L’extraterrestre e l’articolo 18

[Articolo pubblicato per la prima volta il giorno 22/09/2014 nel sito antoniomessina.it]
Ci sono volte, specialmente quando torno in Italia dopo un’assenza di qualche giorno, in cui mi sembra di essere un abitante di un altro pianeta e, precisamente, di un pianeta dove le parole hanno il loro significato evidente, le ovvietà sono trattate come tali, le conseguenze che si traggono hanno una connessione logica con le premesse di partenza. Sul pianeta Italia, invece, pare che le cose vadano diversamente.
Promettendo di scriverne ora e mai più, prendo ad esempio il “dibattito” sull’articolo 18 dello Statuto dei lavoratori. E siccome tutti ne parlano ma quasi nessuno l’ha letto (troppa fatica, immagino, essendo composto di 11.026 caratteri, spazi compresi), prima di tutto vediamo di che si tratta.
L’ipotesi di partenza è il licenziamento di un lavoratore disposto:
– per ragioni discriminatorie (credo politico, fede religiosa, appartenenza a un sindacato, partecipazione ad attività sindacali, partecipazione a scioperi);
– in concomitanza del matrimonio o entro l’anno dalla sua celebrazione;
dall’inizio della gravidanza fino al compimento di un anno di vita del/la bambino/a;
– per motivi illeciti determinanti (cioè, per esempio, per ritorsione nei confronti di una condotta non apprezzata, come furono i casi di un lavoratore licenziato perché si era rifiutato di sottoscrivere il bilancio aziendale e di un altro licenziato perché aveva richiesto il pagamento degli straordinari).
In tutte le fattispecie elencate manca la cosiddetta “giusta causa”. In altre parole, in tali ipotesi il licenziamento non è determinato da esigenze produttive e di organizzazione ma da ragioni arbitrarie e discriminatorie.
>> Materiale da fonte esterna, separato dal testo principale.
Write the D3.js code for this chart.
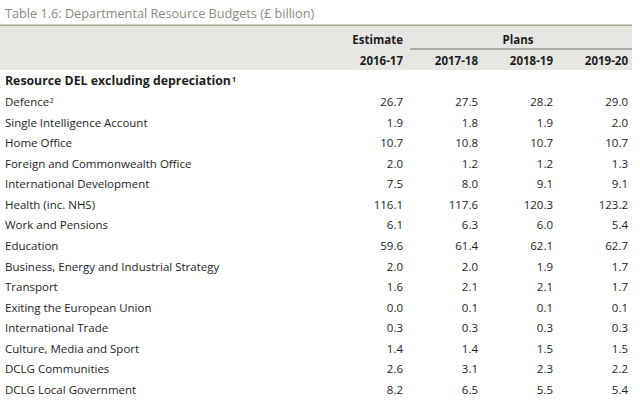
<!DOCTYPE html>
<html><head><meta charset="utf-8">
<script src="https://cdn.jsdelivr.net/npm/d3@7"></script>
<style>
html,body{margin:0;padding:0;background:#fff;}
svg text{font-family:"Open Sans","Noto Sans",sans-serif;}
</style></head>
<body><svg id="c" width="640" height="400"></svg>
<script>
const title = "Table 1.6: Departmental Resource Budgets (£ billion)";
const sectionLabel = "Resource DEL excluding depreciation";
const years = ["2016-17", "2017-18", "2018-19", "2019-20"];
const departments = [
  "Defence", "Single Intelligence Account", "Home Office", "Foreign and Commonwealth Office",
  "International Development", "Health (inc. NHS)", "Work and Pensions", "Education",
  "Business, Energy and Industrial Strategy", "Transport", "Exiting the European Union",
  "International Trade", "Culture, Media and Sport", "DCLG Communities", "DCLG Local Government"
];
const footnoteMarks = {"Defence": "2"};
const v2016 = [26.7, 1.9, 10.7, 2.0, 7.5, 116.1, 6.1, 59.6, 2.0, 1.6, 0.0, 0.3, 1.4, 2.6, 8.2];
const v2017 = [27.5, 1.8, 10.8, 1.2, 8.0, 117.6, 6.3, 61.4, 2.0, 2.1, 0.1, 0.3, 1.4, 3.1, 6.5];
const v2018 = [28.2, 1.9, 10.7, 1.2, 9.1, 120.3, 6.0, 62.1, 1.9, 2.1, 0.1, 0.3, 1.5, 2.3, 5.5];
const v2019 = [29.0, 2.0, 10.7, 1.3, 9.1, 123.2, 5.4, 62.7, 1.7, 1.7, 0.1, 0.3, 1.5, 2.2, 5.4];
const series = [v2016, v2017, v2018, v2019];

const svg = d3.select("#c");

const x = d3.scalePoint().domain(years).range([403, 628]);
const y = d3.scalePoint().domain(departments).range([102, 390]);
const fmt = d3.format(".1f");
const ink = "#1e1e1e";

// title
svg.append("text").attr("x", 5).attr("y", 14).attr("dy", "0.35em")
  .attr("font-size", 12.7).attr("fill", "#868d7c").text(title);
svg.append("rect").attr("x", 0).attr("y", 24.5).attr("width", 632).attr("height", 1.5).attr("fill", "#a3ab8a");
// header band
svg.append("rect").attr("x", 0).attr("y", 26).attr("width", 632).attr("height", 44).attr("fill", "#e6e7e3");
svg.append("text").attr("x", x(years[0])).attr("y", 40).attr("dy", "0.35em").attr("text-anchor", "end")
  .attr("font-size", 11.5).attr("font-weight", "bold").attr("fill", ink).text("Estimate");
svg.append("text").attr("x", 518).attr("y", 40).attr("dy", "0.35em").attr("text-anchor", "middle")
  .attr("font-size", 11.5).attr("font-weight", "bold").attr("fill", ink).text("Plans");
svg.append("rect").attr("x", 410).attr("y", 48.5).attr("width", 222).attr("height", 1).attr("fill", "#6f7560");
svg.selectAll("text.year").data(years).join("text").attr("class", "year")
  .attr("x", d => x(d)).attr("y", 61).attr("dy", "0.35em").attr("text-anchor", "end")
  .attr("font-size", 11.5).attr("font-weight", "bold").attr("fill", ink).text(d => d);

// section heading
const sec = svg.append("text").attr("x", 5).attr("y", 81).attr("dy", "0.35em")
  .attr("font-size", 12.3).attr("font-weight", "bold").attr("fill", ink);
sec.append("tspan").text(sectionLabel);
sec.append("tspan").attr("font-size", 7).attr("dy", "-0.5em").attr("dx", 1).text("1");

// row labels
const lbl = svg.selectAll("text.lbl").data(departments).join("text").attr("class", "lbl")
  .attr("x", 5).attr("y", d => y(d)).attr("dy", "0.35em")
  .attr("font-size", 11.5).attr("fill", ink);
lbl.append("tspan").text(d => d);
lbl.filter(d => footnoteMarks[d]).append("tspan").attr("font-size", 7).attr("dy", "-0.5em").attr("dx", 0.5)
  .text(d => footnoteMarks[d]);

// values
series.forEach((vals, i) => {
  svg.selectAll("text.v" + i).data(vals).join("text").attr("class", "v" + i)
    .attr("x", x(years[i])).attr("y", (d, j) => y(departments[j])).attr("dy", "0.35em")
    .attr("text-anchor", "end").attr("font-size", 11.5).attr("fill", ink).text(d => fmt(d));
});
</script></body></html>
Di conseguenza, nelle ipotesi elencate, l’art. 18 stabilisce in via generale che il giudice ordini di restituire al lavoratore licenziato il suo posto di lavoro o, se il lavoratore preferisce, di indennizzarlo con un risarcimento in denaro.
L’art. 18 regola poi diffusamente una serie di situazioni specifiche, tuttavia il succo è quello appena esposto: un lavoratore non può essere licenziato perché ha aderito a uno sciopero, o perché si sposa, o perché ha chiesto un aumento. Se lo licenziano per questi motivi, il giudice impone (dopo il processo!) che il lavoratore riabbia il suo lavoro. Tutto qui.
Quel che stabilisce l’art. 18, a me sembra tanto ovviamente giusto da non richiedere argomentazioni a sostegno. Altri, però, non la pensano così. Questione di opinioni, naturalmente, e questo lo capisco. La cosa che mi rimane misteriosa, invece, è la relazione causale diretta che alcuni considerano che esista fra l’art. 18 e la propensione delle imprese a dare lavoro. In parole povere, si sostiene che le imprese assumerebbero di più se, oltre alle ragioni per cui possono già farlo (crisi di mercato; prodotti non più richiesti; riorganizzazione aziendale; nuovi processi produttivi ecc.) potessero licenziare anche per ritorsione (contro un comportamento corretto, come non sottoscrivere un bilancio falso), perché sei donna (che può far figli), perché sei una persona (che si sposa), perché hai delle idee politiche o religiose. Come diceva la canzoncina: sarà, ma non ci credo.
Fatto sta che su una norma come l’art. 18, a parer mio, l’unico commento dovrebbe essere su quanto sia triste che certe cose debbano essere scritte in una legge anziché risiedere semplicemente nella coscienza di tutti.